The collaboration between the film and the music is so successful, in fact, that it is hard to describe the music without noting the scenes: crowds on a promenade, two people struggling to paddle a boat a few yards from the beach; women in grand hats looking out to sea; men fighting in the sand, troops marching nearby, planes dropping bombs into the sea; girls diving from up high, children building sandcastles, couples waltzing, waves crashing. Seagulls, German bombers, Navy sailors, émigrés seeing British shore for the first time, soldiers running onto the shore with rucksacks; synchronized swimmers and tourists on their weekends in Brighton; oil rigs and shellfish; gales in Blackpool threatening to send the scantily clad girls into the sea. The music pulls its audience into this past, as if it is a personal memory reignited by an unexpected face or an intoxicating scent. Romantic, mystifying, and stirring a kind of modern mythology, British Sea Power have shown an instinctive and intuitive integration with their muse.

Despite living by the sea nearly all my life, I sometimes forget that it is there, or that “Britain” is one vague grouping of islands (and parts of islands), and I doubt I am alone in that forgetting. This album, and the film it comes with, remember not only a century of history, or common memories, but also the fact that we are a people surrounded by oceans, tides and depths. There is a little fear in this, perhaps – the slight feeling that those edges may collapse in on a little island country like this, any day, and swallow us into those enticing, terrifying depths. As the album goes on, the music comes to be the sea, and the images the land, and the people on it – tiptoeing, diving, or falling into the abyss located a few steps from the promenade, a few steps from children building sandcastles. Wistful and romantic, the album recalls not only the history told in the film, but also the memories and recollections of whoever drifts into it.

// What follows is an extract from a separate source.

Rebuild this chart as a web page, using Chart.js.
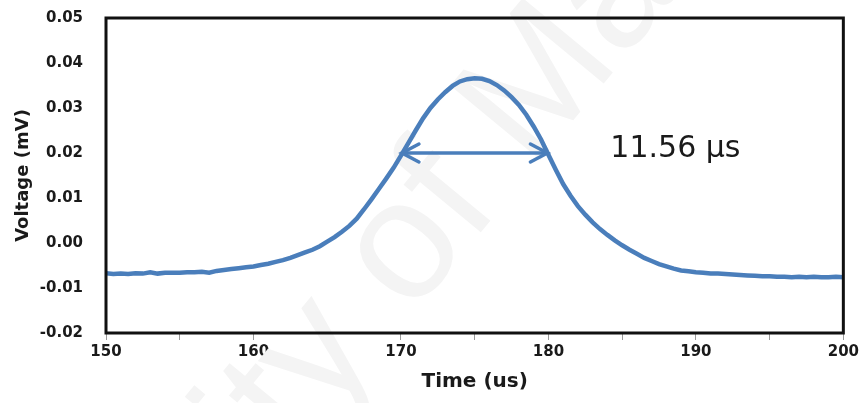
<!DOCTYPE html>
<html>
<head>
<meta charset="utf-8">
<script src="https://cdn.jsdelivr.net/npm/chart.js@4.4.1/dist/chart.umd.min.js"></script>
<style>
  html, body { margin: 0; padding: 0; background: #fff; }
  #wrap { width: 862px; height: 403px; }
</style>
</head>
<body>
<div id="wrap"><canvas id="pulse"></canvas></div>
<script>
// tempo (us) e tensão (mV)
const times = [
  150, 150.5, 151, 151.5, 152, 152.5, 153, 153.5, 154, 154.5,
  155, 155.5, 156, 156.5, 157, 157.5, 158, 158.5, 159, 159.5,
  160, 160.5, 161, 161.5, 162, 162.5, 163, 163.5, 164, 164.5,
  165, 165.5, 166, 166.5, 167, 167.5, 168, 168.5, 169, 169.5,
  170, 170.5, 171, 171.5, 172, 172.5, 173, 173.5, 174, 174.5,
  175, 175.5, 176, 176.5, 177, 177.5, 178, 178.5, 179, 179.5,
  180, 180.5, 181, 181.5, 182, 182.5, 183, 183.5, 184, 184.5,
  185, 185.5, 186, 186.5, 187, 187.5, 188, 188.5, 189, 189.5,
  190, 190.5, 191, 191.5, 192, 192.5, 193, 193.5, 194, 194.5,
  195, 195.5, 196, 196.5, 197, 197.5, 198, 198.5, 199, 199.5, 200
];
const voltages = [
  -0.0067, -0.0069, -0.0068, -0.0069, -0.0067, -0.0068, -0.0065, -0.0068, -0.0066, -0.0066,
  -0.0066, -0.0065, -0.0065, -0.0064, -0.0066, -0.0062, -0.0060, -0.0058, -0.0056, -0.0054,
  -0.0052, -0.0049, -0.0046, -0.0042, -0.0038, -0.0033, -0.0027, -0.0021, -0.0015, -0.0007,
  0.0003, 0.0013, 0.0025, 0.0038, 0.0054, 0.0075, 0.0097, 0.0120, 0.0143, 0.0167,
  0.0194, 0.0222, 0.0250, 0.0277, 0.0300, 0.0319, 0.0335, 0.0349, 0.0359, 0.0364,
  0.0366, 0.0365, 0.0360, 0.0351, 0.0339, 0.0324, 0.0307, 0.0285, 0.0259, 0.0230,
  0.0196, 0.0163, 0.0131, 0.0105, 0.0082, 0.0063, 0.0046, 0.0031, 0.0018, 0.0006,
  -0.0005, -0.0015, -0.0024, -0.0033, -0.0040, -0.0047, -0.0052, -0.0057, -0.0061, -0.0063,
  -0.0065, -0.0066, -0.0068, -0.0068, -0.0069, -0.0070, -0.0071, -0.0072, -0.0073, -0.0074,
  -0.0074, -0.0075, -0.0075, -0.0076, -0.0075, -0.0076, -0.0075, -0.0076, -0.0076, -0.0075, -0.0076
];

// seta da largura do pulso e o texto
const arrowTimes = [170, 180];
const arrowLevel = 0.02;
const widthLabel = '11.56 \u03bcs';
const labelAt = { x: 184.2, y: 0.0209 };

const xTicks = [150, 160, 170, 180, 190, 200];
const yTicks = [-0.02, -0.01, 0.00, 0.01, 0.02, 0.03, 0.04, 0.05];

const blue = '#4A7EBB';

const points = times.map((t, i) => ({ x: t, y: voltages[i] }));
const arrowPoints = arrowTimes.map(t => ({ x: t, y: arrowLevel }));

// marca d'água clara atrás da curva
const watermark = {
  id: 'watermark',
  beforeDatasetsDraw(chart) {
    const ctx = chart.ctx;
    ctx.save();
    ctx.font = '170px "Liberation Sans"';
    ctx.fillStyle = '#f4f4f4';
    ctx.textBaseline = 'middle';
    const before = ctx.measureText('University ').width;
    const of = ctx.measureText('of').width;
    ctx.translate(420, 232);
    ctx.rotate(-0.88);
    ctx.fillText('University of Malaya', -(before + of / 2), 0);
    ctx.restore();
  }
};

// moldura, pontas da seta e texto
const extras = {
  id: 'extras',
  afterDatasetsDraw(chart) {
    const ctx = chart.ctx;
    const a = chart.chartArea;
    const xs = chart.scales.x, ys = chart.scales.y;

    ctx.save();
    ctx.strokeStyle = '#111';
    ctx.lineWidth = 3;
    ctx.strokeRect(a.left, a.top, a.right - a.left, a.bottom - a.top);

    const x1 = xs.getPixelForValue(arrowTimes[0]);
    const x2 = xs.getPixelForValue(arrowTimes[1]);
    const yy = ys.getPixelForValue(arrowLevel);
    ctx.strokeStyle = blue;
    ctx.lineWidth = 3.5;
    ctx.lineCap = 'round';
    ctx.beginPath();
    ctx.moveTo(x1 + 18, yy - 9); ctx.lineTo(x1 + 1, yy); ctx.lineTo(x1 + 18, yy + 9);
    ctx.moveTo(x2 - 18, yy - 9); ctx.lineTo(x2 - 1, yy); ctx.lineTo(x2 - 18, yy + 9);
    ctx.stroke();

    ctx.fillStyle = '#1a1a1a';
    ctx.font = '30px "DejaVu Sans"';
    ctx.textAlign = 'left';
    ctx.textBaseline = 'middle';
    ctx.fillText(widthLabel, xs.getPixelForValue(labelAt.x), ys.getPixelForValue(labelAt.y));
    ctx.restore();
  }
};

const ctx = document.getElementById('pulse').getContext('2d');
const chart = new Chart(ctx, {
  type: 'scatter',
  data: {
    datasets: [{
      data: points,
      showLine: true,
      borderColor: blue,
      borderWidth: 4.5,
      pointRadius: 0,
      tension: 0
    }, {
      data: arrowPoints,
      showLine: true,
      borderColor: blue,
      borderWidth: 3.5,
      pointRadius: 0
    }]
  },
  options: {
    responsive: true,
    maintainAspectRatio: false,
    animation: false,
    layout: { padding: { top: 18, right: 0, left: 0, bottom: 0 } },
    plugins: { legend: { display: false }, tooltip: { enabled: false } },
    scales: {
      x: {
        type: 'linear',
        min: 150,
        max: 200,
        afterFit: s => { s.height = 70; },
        ticks: {
          stepSize: 5,
          autoSkip: false,
          maxRotation: 0,
          padding: 3,
          color: '#1a1a1a',
          font: { family: 'DejaVu Sans', size: 15, weight: 'bold' },
          callback: v => xTicks.includes(v) ? String(v) : ''
        },
        grid: { drawOnChartArea: false, drawTicks: true, tickLength: 7, color: '#999' },
        border: { display: false },
        title: {
          display: true,
          text: 'Time (us)',
          color: '#1a1a1a',
          font: { family: 'DejaVu Sans', size: 20, weight: 'bold' },
          padding: { top: 0, bottom: 9 }
        }
      },
      y: {
        min: -0.02,
        max: 0.05,
        afterFit: s => { s.width = 106; },
        afterBuildTicks: s => { s.ticks = yTicks.map(v => ({ value: v })); },
        ticks: {
          padding: 0,
          color: '#1a1a1a',
          font: { family: 'DejaVu Sans', size: 15, weight: 'bold' },
          callback: v => (Math.round(v * 100) / 100).toFixed(2)
        },
        grid: { drawOnChartArea: false, drawTicks: true, tickLength: 23, tickColor: 'rgba(0,0,0,0)' },
        border: { display: false },
        title: {
          display: true,
          text: 'Voltage (mV)',
          color: '#1a1a1a',
          font: { family: 'DejaVu Sans', size: 18, weight: 'bold' },
          padding: { top: 13, bottom: 0 }
        }
      }
    }
  },
  plugins: [watermark, extras]
});
</script>
</body>
</html>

On this occasion, for this listener, that is Scottish sea birds, walking home in the dark after dinner at the Ship Inn with a new love; waking to sea air, and running across East Sands in the morning. Listening to the gales, escaping the towns, and reading Fitzgerald books in summer, one last page especially apt: “… The orgastic future that year by year recedes before us. It eluded us then, but that’s no matter — to-morrow we will run faster, stretch out our arms farther. . . . And one fine morning ——So we beat on, boats against the current, borne back ceaselessly into the past.”